La puissance érotique du rêve
Jusque-là, on croyait dormir paisiblement. Quand, soudain, ce rêve qui nous traque. De loin en loin, mais suffisamment fréquent pour nous être devenu familier.
Publié le 10-04-2016 à 13h25 - Mis à jour le 10-04-2016 à 13h30
Jusque-là, on croyait dormir paisiblement. Quand, soudain, ce rêve qui nous traque. De loin en loin, mais suffisamment fréquent pour nous être devenu familier.
Un peu comme toujours : dans un château baroque, avec des dédales de couloirs et d’escaliers, des rideaux rouge carmin et des personnages de cire ou de plâtre, comme lunaires et évanescents. Une femme, pas tout à fait étrangère, est revenue. On reprend la vie comme avant. Cette fois, c’est sûr, on la tient; elle nous appartient. Et puis s’en va, après l’amour pourquoi pas. On se réveille, épuisé, hagard, orphelin.
Mille scénarios différents s’égrènent et se succèdent ainsi d’une nuit à l’autre. Non sans qu’on parvienne quelquefois à en identifier l’une ou l’autre image subliminale, liée de préférence à d’infimes séquences vécues ou pensées la veille ou l’avant-veille, et susceptible, par "condensation" ou "déplacement", de nous ramener dans un lointain passé. Or peut-on, doit-on même pour bien faire, donner un sens à ces étranges rébus ?
Lorsqu’on croirait voir à travers ces mises en scène oniriques un deuil, une perte ou un échec, mais aussi une exclusion, une impuissance ou un inaboutissement, il s’avère que les grilles d’interprétation sont tellement multiples et complexes qu’on n’en aurait jamais trouvé le fin mot avant que le souvenir, peu à peu, ne s’efface et ne s’oblitère.
La clé des songes
Pour n’être certes pas le premier à déchiffrer le rêve, loin s’en faut, Sigmund Freud marqua assurément le tournant du XXe siècle en publiant, juste en 1900, moment prophétique qu’il ne pût mieux choisir, "L’interprétation des rêves" ("Die Traumdeutung") qui devait asseoir le magistère encore incertain de la psychanalyse. Dût-on le résumer en un mot, l’explorateur de l’âme humaine dit : "Le rêve est la voie royale d’accès à l’inconscient". Ayant considéré dès 1895, que le sens des rêves est un accomplissement de désir.

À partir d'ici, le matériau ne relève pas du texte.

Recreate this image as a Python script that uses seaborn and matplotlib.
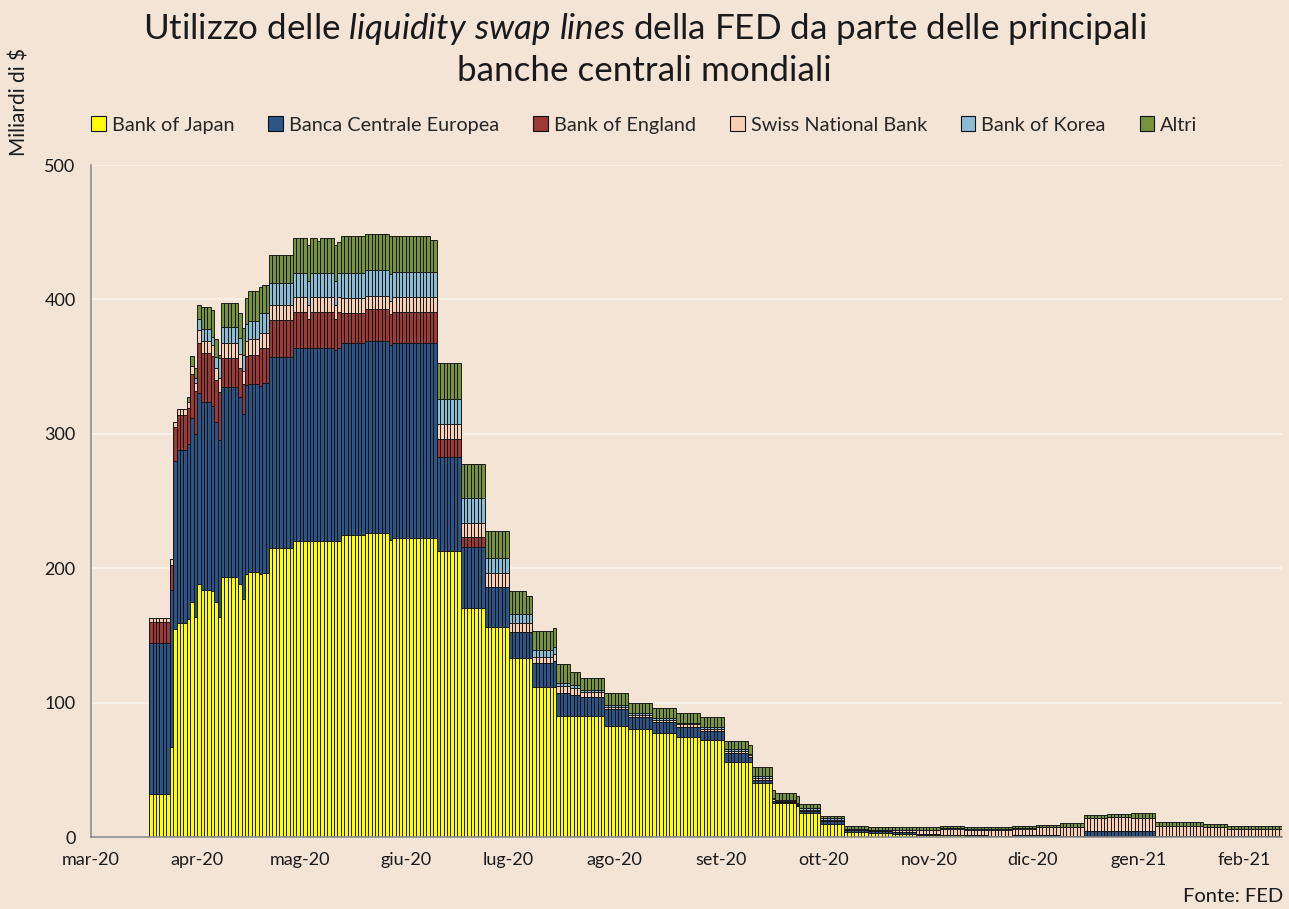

À l’égal des lapsus, des actes manqués ou des associations d’idées, le rêve devait transgresser l’impitoyable censure qui s’opère en nous - et en notre Surmoi - lorsque nous refoulons notre désir. Car, dit Freud encore dans "Sur le rêve" (1901), "l’analyse ramène la plupart des rêves faits par des adultes à des désirs érotiques". Et il n’évoquait pas là les rêves sexuels proprement dits, dont le contenu, généralement transparent, n’est nullement déguisé.
On sait assez que la toute-puissance libidinale de la théorie freudienne valut à son auteur la dissidence de quelques-uns de ses disciples. Peu avant 1914, il y eut celle, probablement la plus retentissante, du psychiatre et psychologue suisse Carl Gustav Jung qui, dans une démarche plus spirituelle, préféra promouvoir l’"inconscient collectif" et les "archétypes" au rang de fondamentaux communs à tous les peuples du monde.
Le rêve marchand
Un siècle plus tard, si la statue de Freud fut quelquefois sérieusement ébranlée et qu’elle n’est pas aujourd’hui complètement à terre, c’est parce qu’une partie de ses plus fidèles adeptes, lacaniens par exemple, ont entrepris de remettre à jour sa doctrine au fil du temps.
Le sexe même n’est aujourd’hui plus si tabou qu’au temps de la grande bourgeoisie un peu gourmée de la Belle-Époque viennoise. Il fallut donc adapter sa théorie à d’autres temps, et d’autres mœurs. Freud lui-même, faut-il souligner, prit à la longue quelques distances avec ses propres croyances originelles.
Mais il demeure que la lecture freudienne de l’omnipotente publicité de notre temps se prête toujours à merveille au décryptage de nos mobiles les plus anodins. Toute l’iconographie véhiculée par le marketing moderne en atteste à suffisance, jusqu’à plus soif. Le fantasme et la sublimation ne se sont jamais si bien portés.